## Redox reaction

AlyssaYeh_1B
Posts: 100
Joined: Sat Aug 17, 2019 12:16 am

### Redox reaction

For the example we looked at in class today (permanganate and iron), how come the oxidation numbers of hydrogen and oxygen don't change? How do we tell which ones were oxidized/reduced?

Annie Chantasirivisal_4G
Posts: 114
Joined: Wed Sep 18, 2019 12:21 am

### Re: Redox reaction

The way I like to visualize it is by separating the molecules by element in order to determine their oxidation numbers.

For reference: 8H+ + MnO4- + 5Fe2+ -> Mn2+ + 5Fe3+ + 4H2O

Oxygen and Hydrogen remained the same because when you separate them in H2O on the right, you can see that there are two H for every one O, which boils down to H having a +1 charge and O having a 2- charge, which is the same as the left with the H in 8H+ each having a +1 charge as well. O is a little harder to tell but if you recall from class Dr. Lavelle mentioned Mn on the left having a +7 charge, which would mean that each O must have a 2- charge in order to cancel out with Mn and result in the overall -1 charge of the molecule MnO4- (7+(4 x -2)=-1).

Mn and Fe, however, did change because Mn went from +7 on the left to +2 on the right, while Fe went from +2 on the left to +3 on the right.

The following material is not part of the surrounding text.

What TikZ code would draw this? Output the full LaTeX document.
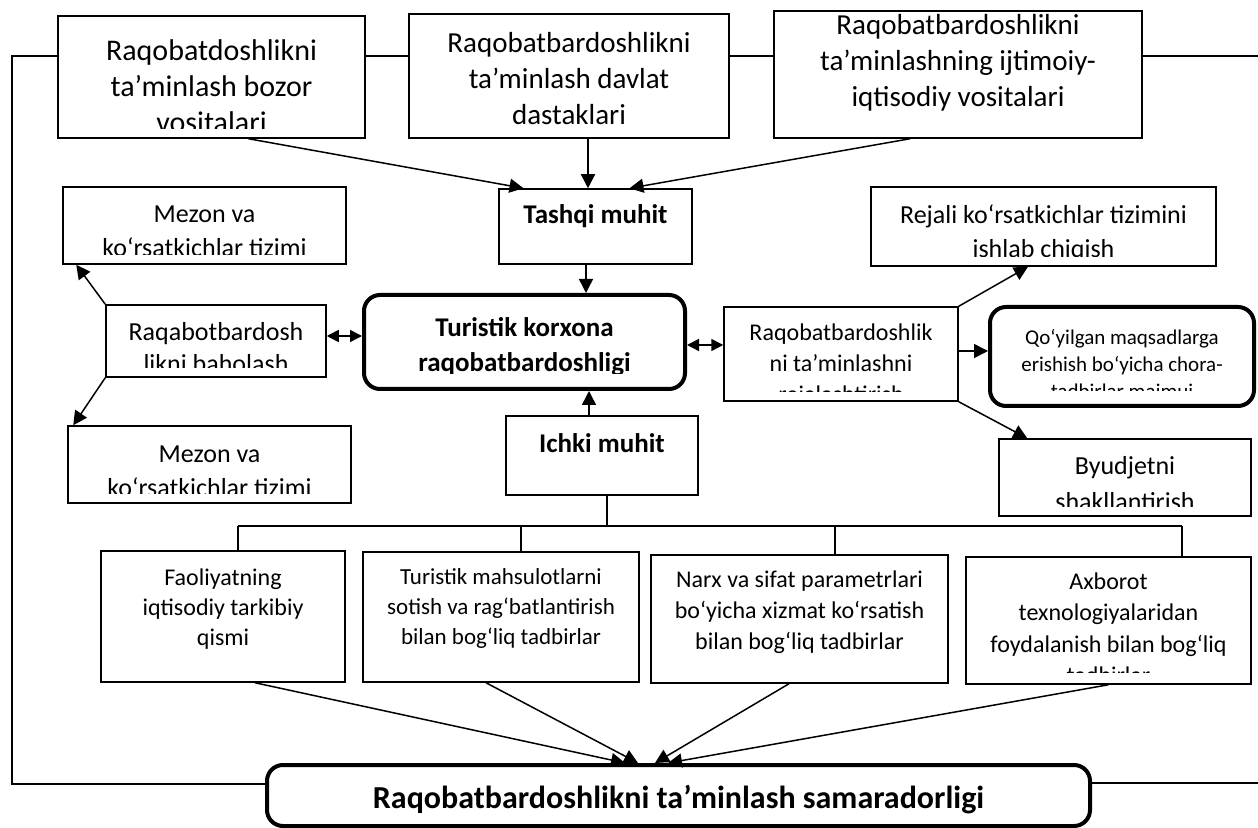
\documentclass[tikz,border=0pt]{standalone}
\usepackage{fontspec}
\setmainfont{Carlito}
\usetikzlibrary{arrows.meta,fit}
\begin{document}
\begin{tikzpicture}[x=0.5pt,y=-0.5pt,
  box/.style={draw=drawColor,line width=0.75pt,inner sep=0pt,fill=fillColor},
  heavy/.style={draw=drawColor,line width=2pt,rounded corners=8pt,inner sep=0pt,fill=fillColor},
  words/.style={text=drawColor,align=center,anchor=base,inner sep=0pt,outer sep=0pt},
  link/.style={draw=drawColor,line width=0.75pt},
  arrow/.style={link,-{Triangle[length=7pt,width=7pt]}},
  twin/.style={link,{Triangle[length=6pt,width=6pt]}-{Triangle[length=6pt,width=6pt]}}]
\definecolor{fillColor}{RGB}{255,255,255}
\definecolor{drawColor}{RGB}{0,0,0}
\path[use as bounding box,fill=fillColor] (0,0) rectangle (1258,828);

% top row
\node[box,fit={(58,16) (365,138)}] (mkt) {};
\node[box,fit={(409,14) (729,138)}] (gov) {};
\node[box,fit={(774,11) (1142,138)}] (soc) {};
\begin{scope}
\path[clip] (mkt.north west) rectangle ([yshift=5pt]mkt.south east);
\node[words,font=\fontsize{15}{18}\selectfont] (mkt-t) at ([yshift=-58.5pt]mkt.north) {Raqobatdoshlikni\\ta’minlash bozor\\vositalari};
\end{scope}
\begin{scope}
\path[clip] (gov.north west) rectangle ([yshift=5pt]gov.south east);
\node[words,font=\fontsize{14.5}{18}\selectfont] (gov-t) at ([yshift=-55.5pt]gov.north) {Raqobatbardoshlikni\\ta’minlash davlat\\dastaklari};
\end{scope}
\begin{scope}
\path[clip] (soc.north west) rectangle ([yshift=5pt]soc.south east);
\node[words,font=\fontsize{14.5}{18}\selectfont] (soc-t) at ([yshift=-48pt]soc.north) {Raqobatbardoshlikni\\ta’minlashning ijtimoiy-\\iqtisodiy vositalari};
\end{scope}

% environment and firm
\node[box,fit={(499,189) (692,264)}] (ext) {};
\node[words,font=\bfseries\fontsize{13.5}{17.5}\selectfont] (ext-t) at ([yshift=-17.5pt]ext.north) {Tashqi muhit};
\node[heavy,fit={(364,295) (685,389)}] (firm) {};
\begin{scope}
\path[clip] (firm.north west) rectangle ([yshift=8.5pt]firm.south east);
\node[words,font=\bfseries\fontsize{13.5}{17.5}\selectfont] (firm-t) at ([yshift=-39.5pt]firm.north) {Turistik korxona\\raqobatbardoshligi};
\end{scope}
\node[box,fit={(506,416) (698,495)}] (int) {};
\node[words,font=\bfseries\fontsize{13.5}{17.5}\selectfont] (int-t) at ([yshift=-18.5pt]int.north) {Ichki muhit};

% left side
\node[box,fit={(63,187) (346,264)}] (crit1) {};
\node[box,fit={(106,305) (326,377)}] (eval) {};
\node[box,fit={(68,426) (351,503)}] (crit2) {};
\begin{scope}
\path[clip] (crit1.north west) rectangle ([yshift=5pt]crit1.south east);
\node[words,font=\fontsize{13}{17}\selectfont] (crit1-t) at ([yshift=-35pt]crit1.north) {Mezon va\\ko‘rsatkichlar tizimi};
\end{scope}
\begin{scope}
\path[clip] (eval.north west) rectangle ([yshift=5pt]eval.south east);
\node[words,font=\fontsize{13}{16}\selectfont] (eval-t) at ([yshift=-34pt]eval.north) {Raqabotbardosh\\likni baholash};
\end{scope}
\begin{scope}
\path[clip] (crit2.north west) rectangle ([yshift=5pt]crit2.south east);
\node[words,font=\fontsize{13}{17}\selectfont] (crit2-t) at ([yshift=-35.5pt]crit2.north) {Mezon va\\ko‘rsatkichlar tizimi};
\end{scope}

% right side
\node[box,fit={(871,187) (1216,266)}] (rej) {};
\node[box,fit={(724,307) (958,401)}] (plan) {};
\node[heavy,fit={(990,307) (1254,406)}] (goal) {};
\node[box,fit={(999,439) (1251,516)}] (bud) {};
\begin{scope}
\path[clip] (rej.north west) rectangle ([yshift=5pt]rej.south east);
\node[words,font=\fontsize{13}{17}\selectfont] (rej-t) at ([yshift=-35.5pt]rej.north) {Rejali ko‘rsatkichlar tizimini\\ishlab chiqish};
\end{scope}
\begin{scope}
\path[clip] (plan.north west) rectangle ([yshift=5pt]plan.south east);
\node[words,font=\fontsize{12}{15.5}\selectfont] (plan-t) at ([yshift=-48pt]plan.north) {Raqobatbardoshlik\\ni ta’minlashni\\rejalashtirish};
\end{scope}
\begin{scope}
\path[clip] (goal.north west) rectangle ([yshift=8.5pt]goal.south east);
\node[words,font=\fontsize{10.5}{13.5}\selectfont] (goal-t) at ([yshift=-47pt]goal.north) {Qo‘yilgan maqsadlarga\\erishish bo‘yicha chora-\\tadbirlar majmui};
\end{scope}
\begin{scope}
\path[clip] (bud.north west) rectangle ([yshift=5pt]bud.south east);
\node[words,font=\fontsize{13}{18}\selectfont] (bud-t) at ([yshift=-36pt]bud.north) {Byudjetni\\shakllantirish};
\end{scope}

% bottom row
\node[box,fit={(101,551) (345,682)}] (act) {};
\node[box,fit={(363,552) (639,682)}] (sale) {};
\node[box,fit={(651,555) (948,683)}] (price) {};
\node[box,fit={(966,557) (1251,684)}] (info) {};
\node[words,font=\fontsize{12}{15}\selectfont] (act-t) at ([yshift=-47.5pt]act.north) {Faoliyatning\\iqtisodiy tarkibiy\\qismi};
\node[words,font=\fontsize{11.5}{15}\selectfont] (sale-t) at ([yshift=-46.5pt]sale.north) {Turistik mahsulotlarni\\sotish va rag‘batlantirish\\bilan bog‘liq tadbirlar};
\node[words,font=\fontsize{12}{15.5}\selectfont] (price-t) at ([yshift=-47.5pt]price.north) {Narx va sifat parametrlari\\bo‘yicha xizmat ko‘rsatish\\bilan bog‘liq tadbirlar};
\begin{scope}
\path[clip] (info.north west) rectangle ([yshift=6pt]info.south east);
\node[words,font=\fontsize{12}{15.75}\selectfont] (info-t) at ([yshift=-63.75pt]info.north) {Axborot\\texnologiyalaridan\\foydalanish bilan bog‘liq\\tadbirlar};
\end{scope}
\node[heavy,fit={(267,765) (1090,826)}] (res) {};
\node[words,font=\bfseries\fontsize{16}{19}\selectfont] (res-t) at ([yshift=-22.5pt]res.north) {Raqobatbardoshlikni ta’minlash samaradorligi};

% connectors
\coordinate (band) at (0,56);
\coordinate (fbl) at (12,784);
\coordinate (fbr) at (1262,783);
\coordinate (d0) at (607,526);
\coordinate (d1) at (238,526);
\coordinate (d2) at (521,526);
\coordinate (d3) at (835,526);
\coordinate (d4) at (1182,526);

\draw[link] (mkt.east |- band) -- (gov.west |- band);
\draw[link] (gov.east |- band) -- (soc.west |- band);
\draw[link] (mkt.west |- band) -| (fbl) -- (fbl -| res.west);
\draw[link] (soc.east |- band) -| (fbr) -- (fbr -| res.east);

\draw[arrow] ([xshift=18.5pt]mkt.south) -- ([xshift=-36pt]ext.north);
\draw[arrow] ([xshift=9.5pt]gov.south) -- ([xshift=-3.75pt]ext.north);
\draw[arrow] ([xshift=-24pt]soc.south) -- ([xshift=17pt]ext.north);
\draw[arrow] ([xshift=-4.75pt]ext.south) -- ([xshift=30.75pt]firm.north);
\draw[arrow] ([xshift=-6.5pt]int.north) -- ([xshift=32.25pt]firm.south);

\draw[twin] ([yshift=2.5pt]eval.east) -- ([yshift=3pt]firm.west);
\draw[twin] ([yshift=-1.5pt]firm.east) -- ([yshift=4.5pt]plan.west);
\draw[arrow] (eval.north west) -- ([xshift=7pt]crit1.south west);
\draw[arrow] (eval.south west) -- ([xshift=3pt]crit2.north west);
\draw[arrow] (plan.north east) -- ([xshift=-7.75pt]rej.south);
\draw[arrow] ([yshift=1.5pt]plan.east) -- ([yshift=2.75pt]goal.west);
\draw[arrow] (plan.south east) -- ([xshift=14.5pt]bud.north west);

\draw[link] (d0 |- int.south) -- (d0);
\draw[link] (d1) -- (d4);
\draw[link] (d1) -- (d1 |- act.north);
\draw[link] (d2) -- (d2 |- sale.north);
\draw[link] (d3) -- (d3 |- price.north);
\draw[link] (d4) -- (d4 |- info.north);

\draw[arrow] ([xshift=16pt]act.south) -- ([xshift=-26.75pt]res.north);
\draw[arrow] ([xshift=-7.5pt]sale.south) -- ([xshift=-20.25pt]res.north);
\draw[arrow] ([xshift=-5.25pt]price.south) -- ([xshift=-11.75pt]res.north);
\draw[arrow] (info.south) -- ([xshift=-5.25pt]res.north);
\end{tikzpicture}
\end{document}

In general, on the periodic table groups 1 and 2 will have charges +1 and +2, respectively, while groups 16 and 17 will have charges -2 and -1, respectively. The transition metals such as Mn and Fe vary with charge.

Thus, when you apply definitions of oxidation and reduction, MnO4- was reduced because going from +7 on the left to +2 on the right means that it has gained 5 electrons and caused its oxidation number to go down/become less positive, while 5Fe2+ was oxidized because going from +2 on the left to +3 on the right means that it lost an electron and caused its oxidation number to go up/be more positive.

I hope this helps!

chari_maya 3B
Posts: 108
Joined: Sat Sep 07, 2019 12:18 am

### Re: Redox reaction

005324438
Posts: 51
Joined: Sat Aug 24, 2019 12:16 am

### Re: Redox reaction

For the most part, O will always be -1, halogens will always be -1, and H will always be +1. Once we assign values to these elements, then the rest we just add up the rest of the molecule to equal the total charge.

Lauren Tanaka 1A
Posts: 109
Joined: Sat Aug 17, 2019 12:18 am

### Re: Redox reaction

I think you can look at the elements within a compound where you know the oxidation numbers and based on the total net charge of the molecule you can figure out the number for those elements you don't know.

Sydney Myers 4I
Posts: 100
Joined: Fri Aug 09, 2019 12:17 am

### Re: Redox reaction

005324438 wrote:For the most part, O will always be -1, halogens will always be -1, and H will always be +1. Once we assign values to these elements, then the rest we just add up the rest of the molecule to equal the total charge.

I think Oxygen's oxidation states is usually -2, not -1.